To take charge off just the highest cell and move it to the lowest cell would require a switch network that basically connects every cell to every other cell. If you had a stack that was 50 or 100 cells high, that would be very cost-prohibitive and basically an unworkable number of switches. It’s not practical or necessary to be able to move charge from one cell in a group of 100 to any other one cell. We need two switches per cell and can distribute charge over a large group, so we believe this architecture is very advantageous.
When does the cell balancing occur – during charging, discharging, and/or at rest?
MV: It can happen during load or during charging of the stack, it doesn’t matter. That being said, for the chip that is monitoring the voltage of the cells, and possibly the temperature, sometimes it may be beneficial during that measurement to pause activity of the stack and take a quieter voltage reading. That’s not required, but people tend to do it. When balancing at very high currents, pushing 5 amps back and forth between different cells, you might want to halt that for a brief period to take a voltage reading, recalculate the state of charge, and then resume balancing. When people are moving that much current around in a system they like to get constant updates on what the cells are doing, so that if anything is wrong it can be addressed quickly.

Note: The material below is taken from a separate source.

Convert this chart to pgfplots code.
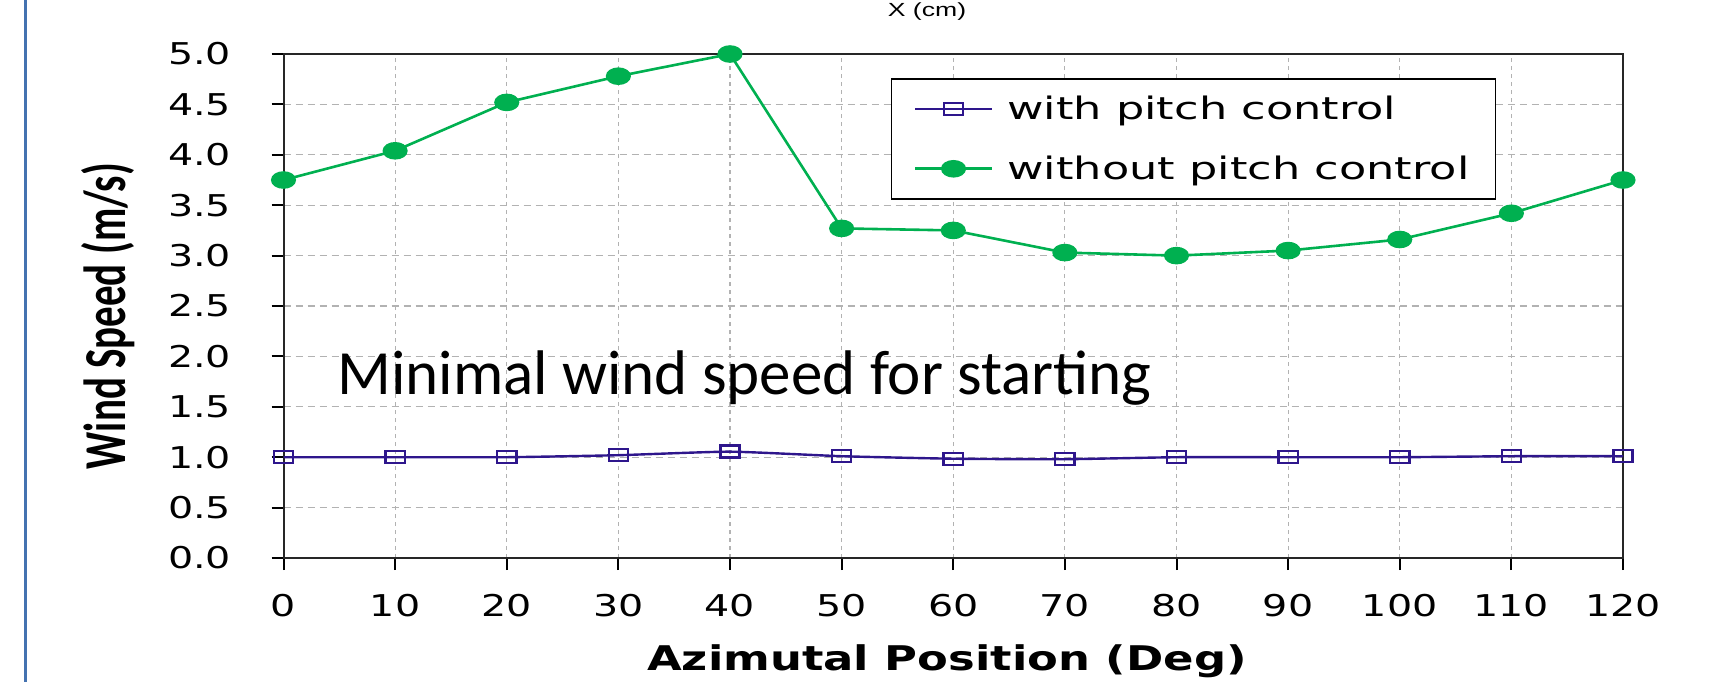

How soon can we expect to see the first systems on the road?
MV: This chip was officially released on March 5, and there will be a learning curve for people to understand how this part works. I think people are starting to believe that they need active balancing, because they’re seeing how they’re limited with passive or no balancing at all. So, now they’re trying to understand the cost and what the actual benefits are.
If it’s an automotive application, the cycle to get something designed in is longer, usually years, not quarters. Small applications I think will be sooner. We’ve been working with all the major players in terms of providing sample parts and demo boards. But all I can say really is that the part is now on the market and available for sale.